Laurent Compagnon, Raphaela Papadakis as Pamina
Laurent Compagnon, Raphaela Papadakis as Pamina

Hampstead Garden Opera certainly got the music right, especially with the female cast members. We got off to an amazing start with the Three Ladies' introduction as they fight over Tamino: the voices blended beautifully, and there was such power that they drowned out a twelve piece orchestra - quite a feat in the tiny space of the Gatehouse (which seats about 180). The star turn of the evening was Raphaela Papadakis as Pamina, with a voice that was strong, rich and completely smooth through every part of the register, and Viki Hart delivered an immaculate set of coloratura fireworks as the Queen of the Night. Papadakis is just 22, and tipped by the HGO people as a star of the future.

The male voices weren't quite up to the same standard, but more than adequate: as Papageno, Samuel Queen's Ein Mädchen oder Weibchen and his Bei Männern with Tamina left everyone in the house wishing fervently that he would find his match.
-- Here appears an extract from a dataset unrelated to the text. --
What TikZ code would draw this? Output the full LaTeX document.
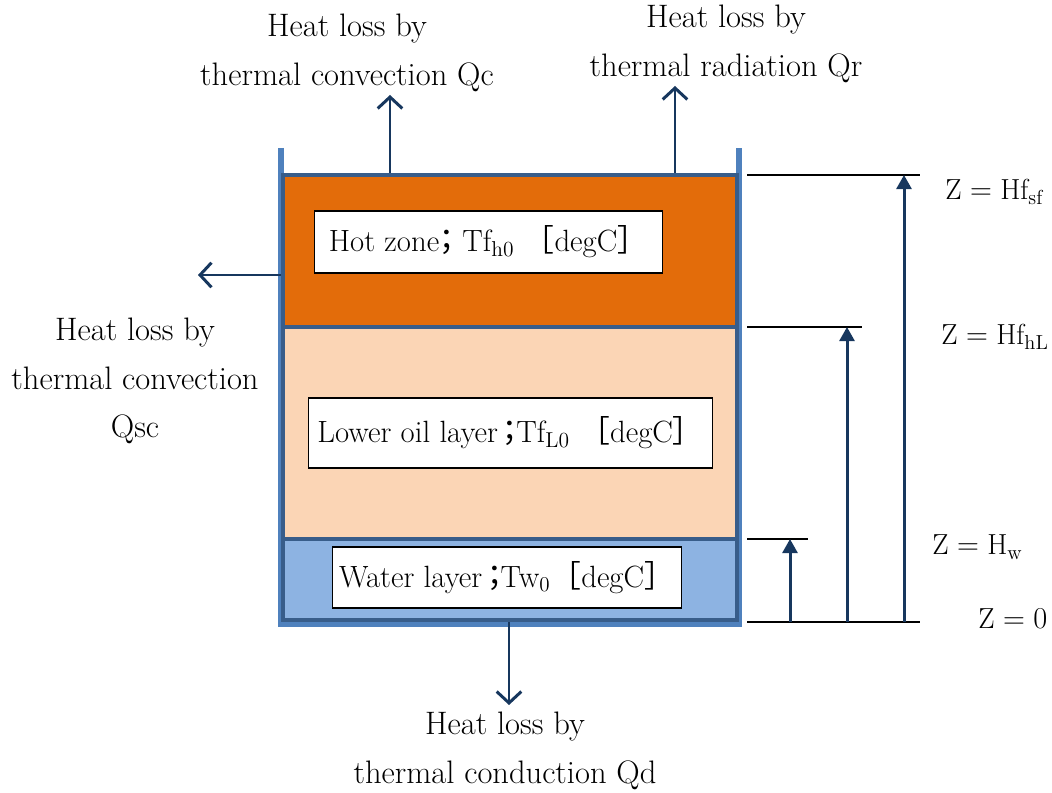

As Sarastro, Christopher Borritt had a voice that was full and warm through most of his range if a bit thin on the lowest notes. William Balkwill's Tamino was at his best in his initiation rites with Sarastro, although his acting showed considerable overuse of what the late Joan Sutherland described as her "GPE" (for "General Pained Expression"). By the way, I've used the German aria names for reference: the performance was in an English translation by Stephen Fry that was a real cut above the average - modern, funny and sometimes poetic without being too clever for its own good.

The Dionysus ensemble delivered the music with verve, pace and fun, if perhaps lacking in accuracy, with more than a few slips and intonation whoopsies. In the context of a tiny pub production, I'm inclined to overlook the flaws, which didn't overly dent my enjoyment.

As for the production: James Hurley kept the action completely true to the original while wrapping it in some nice visual conceits. There's an overriding idea of the whole thing being a bedtime story read to their children (the "three boys" of the original turn into "three girls" for this production) by Tamino and Pamina, complete with dolls houses and a giant toy box (from which Papageno emerges in the first act). There were some great lighting tricks with torches, and an idea of the main characters being controlled by voodoo dolls, which was interesting but which I thought got in the way of the music at times. The acting was a bit ham, but the audience clearly enjoyed it and laughed at the jokes. The costumes were not HGO's finest: Papageno and Papagena's giant bird-emblazoned romper suits were the only ones that I really liked, and the Queen of the Night seemed to be wandering round in a nightie in the first act (maybe the pun was intended). HGO commendably uses young singers for all the main roles, but no effort was made to create the illusion of an age gap between Sarastro and the Queen and the younger characters: the Queen and Pamina looked more like two sisters than like a mother and daughter.

Overall, the production hung together very well, doing a good job of highlighting Mozart's more mystical side with its masonic imagery and contrasts between light and dark. And with such gorgeous music performed so well, it put a big smile on the audience's faces, including many seasoned operagoers who will have seen Die Zauberflöte in more august surroundings.